Abstract

Decolonization in the context of Hong Kong involves a ‘complex series of cultural-political struggles to re-imagine the future for the next 30 years and beyond,’ according to Chan’s “Delay No More: Struggles to Re-Imagine Hong Kong” (2015). In this regard, the bottom-up decolonization to be achieved by the local subjects and the projection of the future extended from cultural imaginaries are reciprocally connected. Building on this, the current study illustrates how locally produced images about the future constellate the local, the national and the global in the transforming post-handover setting of Hong Kong.
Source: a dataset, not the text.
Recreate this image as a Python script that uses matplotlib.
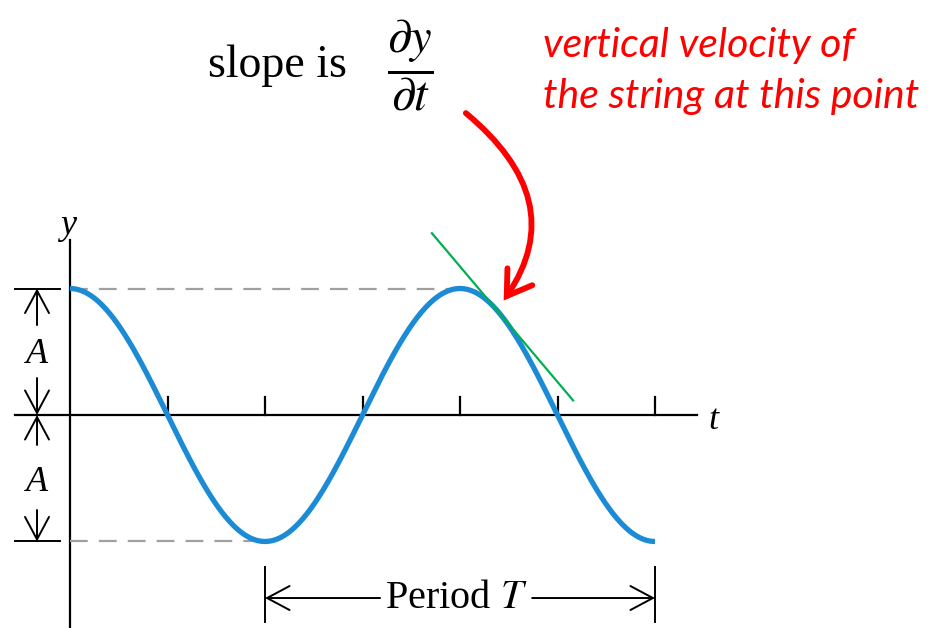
import numpy as np
import matplotlib.pyplot as plt
from matplotlib.patches import FancyArrowPatch
from matplotlib.path import Path

plt.rcParams['mathtext.fontset'] = 'stix'
serif = 'Liberation Serif'

# wave: y = A cos(2 pi t / T), drawn over 1.5 periods
A = 1.0
T = 1.0
t_end = 1.5
tick_t = [0.25, 0.5, 0.75, 1.0, 1.25, 1.5]
tangent_t = 1.0987          # point where the slope is shown
tangent_span = [0.928, 1.29]

t = np.linspace(0, t_end, 600)
y = A * np.cos(2 * np.pi * t / T)

blue = '#1c8bd6'
green = '#00b050'
red = '#ff0000'

fig = plt.figure(figsize=(9.31, 6.28), dpi=100)
ax = fig.add_axes([0, 0, 1, 1])
ax.set_xlim(-0.1795, 2.2077)
ax.set_ylim(-1.684, 3.281)
ax.axis('off')

# axes
ax.plot([-0.141, 1.608], [0, 0], color='k', lw=1.6)
ax.plot([0, 0], [-1.684, 1.383], color='k', lw=1.6)
for tk in tick_t:
    ax.plot([tk, tk], [0, 0.142], color='k', lw=1.6)
ax.text(-0.005, 1.502, 'y', family=serif, style='italic', fontsize=26, ha='center', va='center')
ax.text(1.649, -0.04, 't', family=serif, style='italic', fontsize=26, ha='center', va='center')

# dashed amplitude guides
ax.plot([0, T], [A, A], color='#a0a0a0', lw=1.6, dashes=(8, 5))
ax.plot([0, T / 2], [-A, -A], color='#a0a0a0', lw=1.6, dashes=(8, 5))

# the wave
ax.plot(t, y, color=blue, lw=3.8, solid_capstyle='butt')

# tangent
slope = -A * 2 * np.pi / T * np.sin(2 * np.pi * tangent_t / T)
y0 = A * np.cos(2 * np.pi * tangent_t / T)
tt = np.array(tangent_span)
ax.plot(tt, y0 + slope * (tt - tangent_t), color=green, lw=1.6)

arrow_kw = dict(arrowstyle='->,head_length=0.6,head_width=0.32', lw=1.4, color='k',
                shrinkA=0, shrinkB=0, mutation_scale=27)

# amplitude dimension on the left
xa = -0.0846
for yy in [A, -A]:
    ax.plot([-0.141, -0.026], [yy, yy], color='k', lw=1.4)
ax.annotate('', xy=(xa, A), xytext=(xa, 0.711), arrowprops=arrow_kw)
ax.annotate('', xy=(xa, 0), xytext=(xa, 0.292), arrowprops=arrow_kw)
ax.annotate('', xy=(xa, 0), xytext=(xa, -0.237), arrowprops=arrow_kw)
ax.annotate('', xy=(xa, -A), xytext=(xa, -0.751), arrowprops=arrow_kw)
ax.text(xa, 0.48, 'A', family=serif, style='italic', fontsize=26, ha='center', va='center')
ax.text(xa, -0.53, 'A', family=serif, style='italic', fontsize=26, ha='center', va='center')

# period dimension
for xx in [T / 2, T / 2 + T]:
    ax.plot([xx, xx], [-1.202, -1.636], color='k', lw=1.4)
ax.annotate('', xy=(T / 2, -1.447), xytext=(0.795, -1.447), arrowprops=arrow_kw)
ax.annotate('', xy=(1.5 * T, -1.447), xytext=(1.185, -1.447), arrowprops=arrow_kw)
ax.text(0.99, -1.447, r'Period $T$', family=serif, fontsize=29, ha='center', va='center')

# slope label
ax.text(0.354, 2.672, 'slope is', family=serif, fontsize=33, ha='left', va='baseline')
ax.text(0.872, 2.767, r'$\dfrac{\partial y}{\partial t}$', fontsize=35, ha='center', va='center')

# red note and curved arrow
ax.text(1.213, 2.83, 'vertical velocity of', family='Lato', style='italic', color=red,
        fontsize=29.5, ha='left', va='baseline')
ax.text(1.213, 2.427, 'the string at this point', family='Lato', style='italic', color=red,
        fontsize=29.5, ha='left', va='baseline')
verts = [(1.015, 2.387), (1.19, 1.937), (1.235, 1.462), (1.112, 0.905)]
codes = [Path.MOVETO, Path.CURVE4, Path.CURVE4, Path.CURVE4]
ax.add_patch(FancyArrowPatch(path=Path(verts, codes), arrowstyle='->,head_length=0.7,head_width=0.45',
                             color=red, lw=4.2, mutation_scale=24, joinstyle='miter'))

fig.savefig('out.png', dpi=100)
With an eye to Golden Chicken II (Samson Chiu, 2003), Ten Years (omnibus, 2015) and She Remembers, He Forgets (Adam Wong, 2015), this study examines how Hong Kong’s future is respectively envisioned after the 2003 SARS outbreak and the 2014 Umbrella Movement, as these films by traversing the mainstream and the non-mainstream circuits coincide on the ambivalent feeling towards the future, wherever it is located, and the general concern towards those disappeared/disappearing values, identities and lifestyle that have long been taken for granted as ‘Hong Kong’. From the alternating utopian and dystopian projections of Hong Kong’s future, this study discerns the experimental attempts to self-decolonization by trial and error and unfolds the preferred local-national-global relations especially in the post-Umbrella Movement era before the eruption of the 2019 Anti-Extradition Bill Protests.